Kelly Criterion Calculator

Optimal position size for prediction market trades — based on your probability estimate and the market odds. ¼ Kelly as the conservative default.

Your estimate that the event resolves YES.

2.00 = fair coin. Polymarket price 0.50 → odds 2.00. General: odds = 1 / price.

If set, the concrete stake is calculated. Currency is up to you — figures are formatted as EUR.

Kelly fraction

How it works

The Kelly formula returns the stake fraction that maximises your geometric growth rate — assuming your probability estimate is correct:

f* = (p × b − q) / b

With p = your estimated probability, q = 1 − p = complement, b = decimal odds − 1 = net payout per unit staked. The result f* is the fraction of your bankroll to bet.

Why ¼ Kelly as default

Full Kelly only works if your estimate is exactly right. In practice it never is. A 5pp overestimate of your probability translates into severe drawdown at full Kelly. ¼ Kelly retains roughly 50 % of the growth rate while reducing variance to a quarter — the established trade-off for realistic estimates.

Negative edge → no trade

When the calculator shows „No bet", your estimated probability is below what the odds imply. Implied probability = 1 / decimal odds. At odds of 2.00 that's 50 %. If you estimate 45 %, you have no edge — the other side does.

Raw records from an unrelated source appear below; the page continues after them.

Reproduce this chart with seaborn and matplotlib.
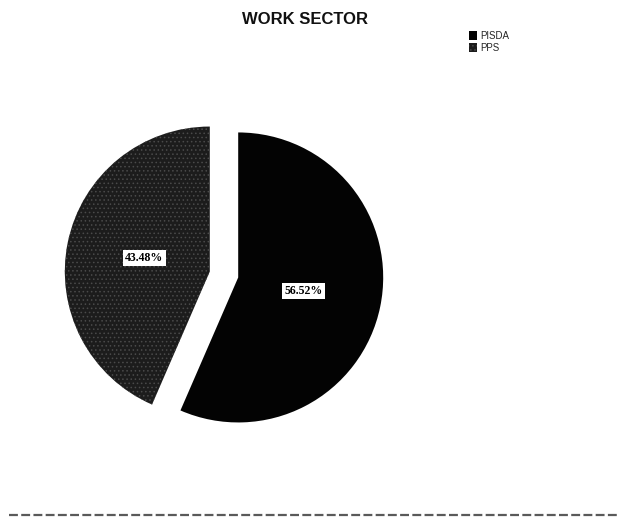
import matplotlib
matplotlib.use("Agg")
import matplotlib.pyplot as plt
from matplotlib.lines import Line2D
import seaborn as sns

# Work sector shares
sectors = ["PISDA", "PPS"]
shares = [56.52, 43.48]
title = "WORK SECTOR"

sns.set_theme(style="white")
plt.rcParams["font.family"] = ["Liberation Sans", "DejaVu Sans"]
plt.rcParams["hatch.linewidth"] = 0.6

colors = ["#030303", "#1c1c1c"]

W, H = 623, 525
fig = plt.figure(figsize=(W / 100, H / 100), dpi=100)
fig.patch.set_facecolor("white")

# Pie axes: centre ~ (224, 274) px, radius ~145 px
lim = 1.25
r_px = 145
size = 2 * lim * r_px
cx, cy = 224, H - 274.5
ax = fig.add_axes([(cx - size / 2) / W, (cy - size / 2) / H, size / W, size / H])

wedges, texts, autotexts = ax.pie(
    shares,
    colors=colors,
    startangle=90,
    counterclock=False,
    explode=[0.1, 0.1],
    autopct=lambda p: f"{p:.2f}%",
    pctdistance=0.46,
    wedgeprops=dict(linewidth=0),
    textprops=dict(family=["Liberation Serif", "DejaVu Serif"], fontsize=8.5,
                   fontweight="bold", color="black"),
)
wedges[1].set_hatch("....")
wedges[1].set_edgecolor("#4a4a4a")
wedges[1].set_linewidth(0)

for t in autotexts:
    t.set_bbox(dict(facecolor="white", edgecolor="none", pad=1.8))

ax.set_xlim(-lim, lim)
ax.set_ylim(-lim, lim)
ax.set_aspect("equal")
ax.axis("off")

fig.text(305 / W, 1 - 19 / H, title, ha="center", va="center",
         fontsize=12, fontweight="bold", color="#111111")

fig.legend(wedges, sectors, loc="upper left",
           bbox_to_anchor=(469 / W, 1 - 31 / H), frameon=False,
           fontsize=7, handlelength=0.8, handleheight=1.1,
           handletextpad=0.4, labelspacing=0.2,
           borderpad=0, borderaxespad=0)

# thin rule along the bottom of the page
fig.add_artist(Line2D([0.015, 0.99], [1 - 515 / H] * 2,
                      color="#5a5a5a", lw=1.6, ls=(0, (4, 1.5))))

fig.savefig("out.png", dpi=100, facecolor="white")
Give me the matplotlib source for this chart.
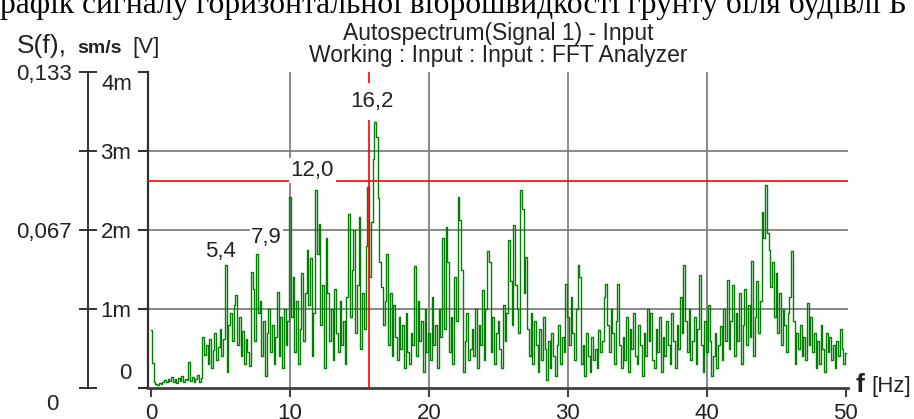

Where the calculator gets blunt

The formula ignores: platform fees (use the EV Calculator for those), liquidity (you don't always get the displayed price filled), correlation between trades (a portfolio of 10 highly correlated trades doesn't behave like 10 independent ones), and minimum stakes. For isolated single trades Kelly is enough — for portfolio sizing you need more.

FAQ

Why ¼ Kelly instead of full Kelly?
Full Kelly assumes your probability estimate is exactly correct — which it never is. ¼ Kelly delivers roughly 50 % of the growth rate at only 25 % of the variance. It's the professional standard for handling estimation uncertainty.
What if the edge is negative?
If edge is negative, Kelly says: don't bet. A negative recommended fraction means betting the other side would be profitable — but only if the other side is available at comparable odds. Default: no trade.
How do I convert American odds to decimal?
Positive (e.g. +150): decimal = (american / 100) + 1 → 2.50. Negative (e.g. −200): decimal = (100 / |american|) + 1 → 1.50.
What about platform fees?
Polymarket charges 0.10 % on resolution, Kalshi varies. For Kelly you subtract the fee from expected payout — at small edges this can flip the trade. For pure edge sizing, fees on prediction markets are usually negligible; the EV Calculator accounts for them explicitly.
Are my inputs stored?
No. The calculator runs entirely in the browser — no server, no tracking. Reload the page and all values are gone.